Surface engineering for high voltage LiCoO2 in halide all-solid-state lithium-ion batteries

Abstract

All-solid-state lithium-ion batteries (ASSLIBs) have obtained more and more attention due to their inherent safety and high energy density. Halide solid electrolytes are one of the ideal candidates for ASSLIBs due to their high ionic conductivity, wide electrochemical window, and outstanding compatibility with oxide cathode materials. However, the contact interface issues between the oxide cathode and halide electrolyte and undesirable side-reaction under high voltage remain to be solved.
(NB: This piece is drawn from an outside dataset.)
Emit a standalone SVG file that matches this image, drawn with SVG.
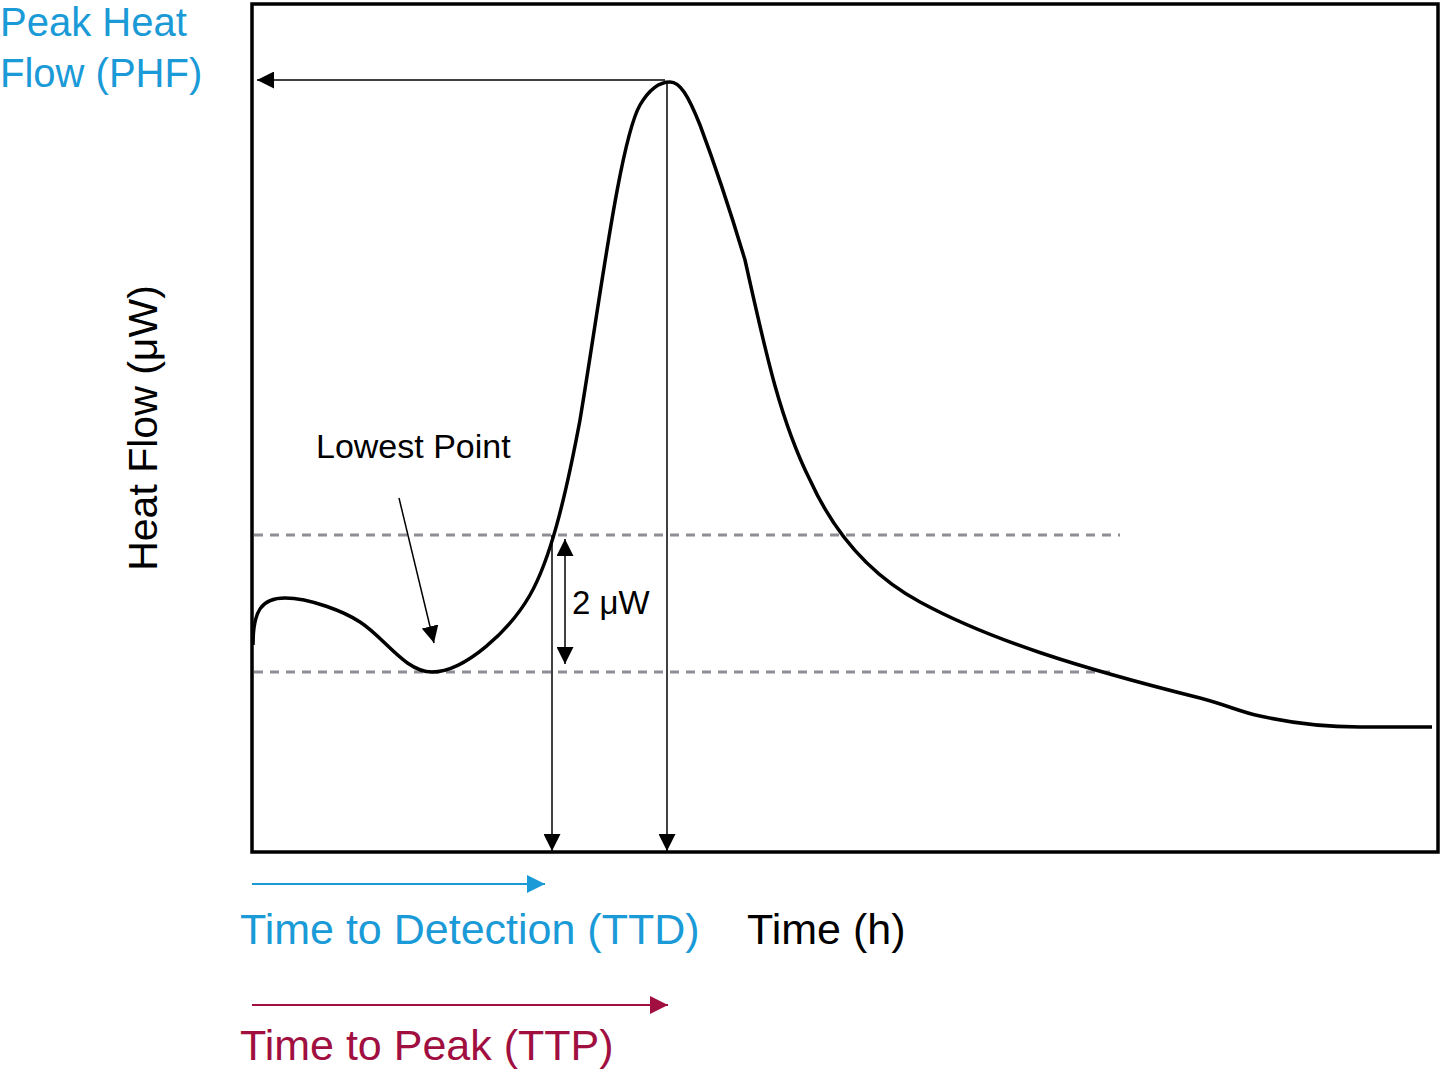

Herein, we report an approach to stabilize the interface between high-voltage LiCoO₂ and Li₃InCl₆ solid electrolyte with a nanostructured Li₂SiO₃ coating using a simple sol-gel method. The Li₂SiO₃ coating layer with a similar layered structure to the LiCoO₂ shows an impressive ion conductivity. The uniform Li₂SiO₃ buffer layer between LiCoO₂ and Li₃InCl₆ suppresses the irreversible structural transition of the cathode active material and avoids interfacial by-product from the side-reaction at high voltage. Encouragingly, ASSLIBs with the Li₂SiO₃ coated LiCoO₂ displayed a high reversible discharge capacity of 193.4 mAh g⁻¹ and a superior capacity retention of 81 % after 250 cycles at 4.6 V.